**WRITTEN PROBLEM**
Repeat every line of the listing below exactly, minus the pictures.

━━━━━━━━━━━━━━━━━━━━━━━━━━━━━━

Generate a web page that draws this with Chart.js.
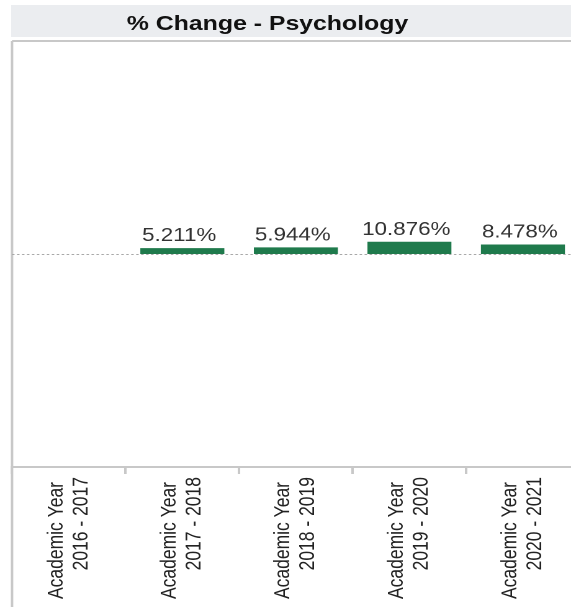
<!DOCTYPE html>
<html><head><meta charset="utf-8">
<script src="https://cdn.jsdelivr.net/npm/chart.js@4.4.0/dist/chart.umd.min.js"></script>
<style>
html,body{margin:0;padding:0;background:#fff;overflow:hidden;width:571px;height:607px;}
#wrap{position:absolute;left:0;top:0;width:467px;height:607px;transform:scaleX(1.2413);transform-origin:0 0;}
</style></head><body>
<div id="wrap"><canvas id="c"></canvas></div>
<script>
const chartTitle = '% Change - Psychology';
const categories = [
  ['Academic Year', '2016 - 2017'],
  ['Academic Year', '2017 - 2018'],
  ['Academic Year', '2018 - 2019'],
  ['Academic Year', '2019 - 2020'],
  ['Academic Year', '2020 - 2021']
];
const pctChange = [null, 5.211, 5.944, 10.876, 8.478];
const valueLabels = [null, '5.211%', '5.944%', '10.876%', '8.478%'];
const yMin = -190, yMax = 190;

const FONT = '"Liberation Sans", Arial, sans-serif';

const framePlugin = {
  id: 'frame',
  beforeDraw(chart) {
    const ctx = chart.ctx, a = chart.chartArea;
    ctx.save();
    ctx.fillStyle = '#ebedf0';
    ctx.fillRect(9, 5, 451, 32);
    ctx.fillStyle = '#111';
    ctx.font = 'bold 20px ' + FONT;
    ctx.textAlign = 'center';
    ctx.textBaseline = 'alphabetic';
    ctx.fillText(chartTitle, 215.5, 30);
    ctx.strokeStyle = '#c8c8c8';
    ctx.lineWidth = 2;
    ctx.beginPath();
    ctx.moveTo(a.left, a.top); ctx.lineTo(chart.width, a.top);
    ctx.moveTo(a.left, a.top); ctx.lineTo(a.left, chart.height);
    ctx.stroke();
    ctx.restore();
  },
  beforeDatasetsDraw(chart) {
    const ctx = chart.ctx, a = chart.chartArea;
    const y0 = chart.scales.y.getPixelForValue(0);
    ctx.save();
    ctx.strokeStyle = '#a8a8a8';
    ctx.lineWidth = 1;
    ctx.setLineDash([2, 2]);
    ctx.beginPath();
    ctx.moveTo(a.left, y0 + 0.5); ctx.lineTo(a.right, y0 + 0.5);
    ctx.stroke();
    ctx.restore();
  },
  afterDatasetsDraw(chart) {
    const ctx = chart.ctx;
    const meta = chart.getDatasetMeta(0);
    ctx.save();
    ctx.fillStyle = '#333';
    ctx.font = '18px ' + FONT;
    ctx.textAlign = 'center';
    ctx.textBaseline = 'alphabetic';
    meta.data.forEach((el, i) => {
      if (pctChange[i] == null) return;
      ctx.fillText(valueLabels[i], el.x - 2.5, el.y - 7);
    });
    ctx.restore();
  },
  afterDraw(chart) {
    const ctx = chart.ctx, xs = chart.scales.x, a = chart.chartArea;
    ctx.save();
    ctx.fillStyle = '#222';
    ctx.font = '17.5px ' + FONT;
    ctx.textAlign = 'right';
    ctx.textBaseline = 'middle';
    categories.forEach((lines, i) => {
      const x = xs.getPixelForValue(i);
      ctx.save();
      ctx.translate(x, a.bottom);
      ctx.rotate(-Math.PI / 2);
      ctx.fillText(lines[0], -15, -10);
      ctx.fillText(lines[1], -10, 10);
      ctx.restore();
    });
    ctx.restore();
  }
};

new Chart(document.getElementById('c'), {
  type: 'bar',
  data: {
    labels: categories,
    datasets: [{
      data: pctChange,
      backgroundColor: '#1f7a4c',
      borderWidth: 0,
      barPercentage: 0.74,
      categoryPercentage: 1
    }]
  },
  options: {
    responsive: true,
    maintainAspectRatio: false,
    animation: false,
    devicePixelRatio: 2,
    layout: { padding: { left: 9.7, top: 41, right: 0, bottom: 0 } },
    plugins: { legend: { display: false }, title: { display: false }, tooltip: { enabled: false } },
    scales: {
      x: {
        offset: true,
        grid: { offset: true, drawOnChartArea: false, drawTicks: true, tickLength: 7, color: '#c8c8c8', lineWidth: 2 },
        border: { display: true, color: '#c8c8c8', width: 2 },
        ticks: { display: false },
        afterFit(s) { s.height = 140; }
      },
      y: { display: false, min: yMin, max: yMax }
    }
  },
  plugins: [framePlugin]
});
</script>
</body></html>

━━━━━━━━━━━━━━━━━━━━━━━━━━━━━━

**TASK OUTPUT**
Generate a web page that draws this with Chart.js.
<!DOCTYPE html>
<html><head><meta charset="utf-8">
<script src="https://cdn.jsdelivr.net/npm/chart.js@4.4.0/dist/chart.umd.min.js"></script>
<style>
html,body{margin:0;padding:0;background:#fff;overflow:hidden;width:571px;height:607px;}
#wrap{position:absolute;left:0;top:0;width:467px;height:607px;transform:scaleX(1.2413);transform-origin:0 0;}
</style></head><body>
<div id="wrap"><canvas id="c"></canvas></div>
<script>
const chartTitle = '% Change - Psychology';
const categories = [
  ['Academic Year', '2016 - 2017'],
  ['Academic Year', '2017 - 2018'],
  ['Academic Year', '2018 - 2019'],
  ['Academic Year', '2019 - 2020'],
  ['Academic Year', '2020 - 2021']
];
const pctChange = [null, 5.211, 5.944, 10.876, 8.478];
const valueLabels = [null, '5.211%', '5.944%', '10.876%', '8.478%'];
const yMin = -190, yMax = 190;

const FONT = '"Liberation Sans", Arial, sans-serif';

const framePlugin = {
  id: 'frame',
  beforeDraw(chart) {
    const ctx = chart.ctx, a = chart.chartArea;
    ctx.save();
    ctx.fillStyle = '#ebedf0';
    ctx.fillRect(9, 5, 451, 32);
    ctx.fillStyle = '#111';
    ctx.font = 'bold 20px ' + FONT;
    ctx.textAlign = 'center';
    ctx.textBaseline = 'alphabetic';
    ctx.fillText(chartTitle, 215.5, 30);
    ctx.strokeStyle = '#c8c8c8';
    ctx.lineWidth = 2;
    ctx.beginPath();
    ctx.moveTo(a.left, a.top); ctx.lineTo(chart.width, a.top);
    ctx.moveTo(a.left, a.top); ctx.lineTo(a.left, chart.height);
    ctx.stroke();
    ctx.restore();
  },
  beforeDatasetsDraw(chart) {
    const ctx = chart.ctx, a = chart.chartArea;
    const y0 = chart.scales.y.getPixelForValue(0);
    ctx.save();
    ctx.strokeStyle = '#a8a8a8';
    ctx.lineWidth = 1;
    ctx.setLineDash([2, 2]);
    ctx.beginPath();
    ctx.moveTo(a.left, y0 + 0.5); ctx.lineTo(a.right, y0 + 0.5);
    ctx.stroke();
    ctx.restore();
  },
  afterDatasetsDraw(chart) {
    const ctx = chart.ctx;
    const meta = chart.getDatasetMeta(0);
    ctx.save();
    ctx.fillStyle = '#333';
    ctx.font = '18px ' + FONT;
    ctx.textAlign = 'center';
    ctx.textBaseline = 'alphabetic';
    meta.data.forEach((el, i) => {
      if (pctChange[i] == null) return;
      ctx.fillText(valueLabels[i], el.x - 2.5, el.y - 7);
    });
    ctx.restore();
  },
  afterDraw(chart) {
    const ctx = chart.ctx, xs = chart.scales.x, a = chart.chartArea;
    ctx.save();
    ctx.fillStyle = '#222';
    ctx.font = '17.5px ' + FONT;
    ctx.textAlign = 'right';
    ctx.textBaseline = 'middle';
    categories.forEach((lines, i) => {
      const x = xs.getPixelForValue(i);
      ctx.save();
      ctx.translate(x, a.bottom);
      ctx.rotate(-Math.PI / 2);
      ctx.fillText(lines[0], -15, -10);
      ctx.fillText(lines[1], -10, 10);
      ctx.restore();
    });
    ctx.restore();
  }
};

new Chart(document.getElementById('c'), {
  type: 'bar',
  data: {
    labels: categories,
    datasets: [{
      data: pctChange,
      backgroundColor: '#1f7a4c',
      borderWidth: 0,
      barPercentage: 0.74,
      categoryPercentage: 1
    }]
  },
  options: {
    responsive: true,
    maintainAspectRatio: false,
    animation: false,
    devicePixelRatio: 2,
    layout: { padding: { left: 9.7, top: 41, right: 0, bottom: 0 } },
    plugins: { legend: { display: false }, title: { display: false }, tooltip: { enabled: false } },
    scales: {
      x: {
        offset: true,
        grid: { offset: true, drawOnChartArea: false, drawTicks: true, tickLength: 7, color: '#c8c8c8', lineWidth: 2 },
        border: { display: true, color: '#c8c8c8', width: 2 },
        ticks: { display: false },
        afterFit(s) { s.height = 140; }
      },
      y: { display: false, min: yMin, max: yMax }
    }
  },
  plugins: [framePlugin]
});
</script>
</body></html>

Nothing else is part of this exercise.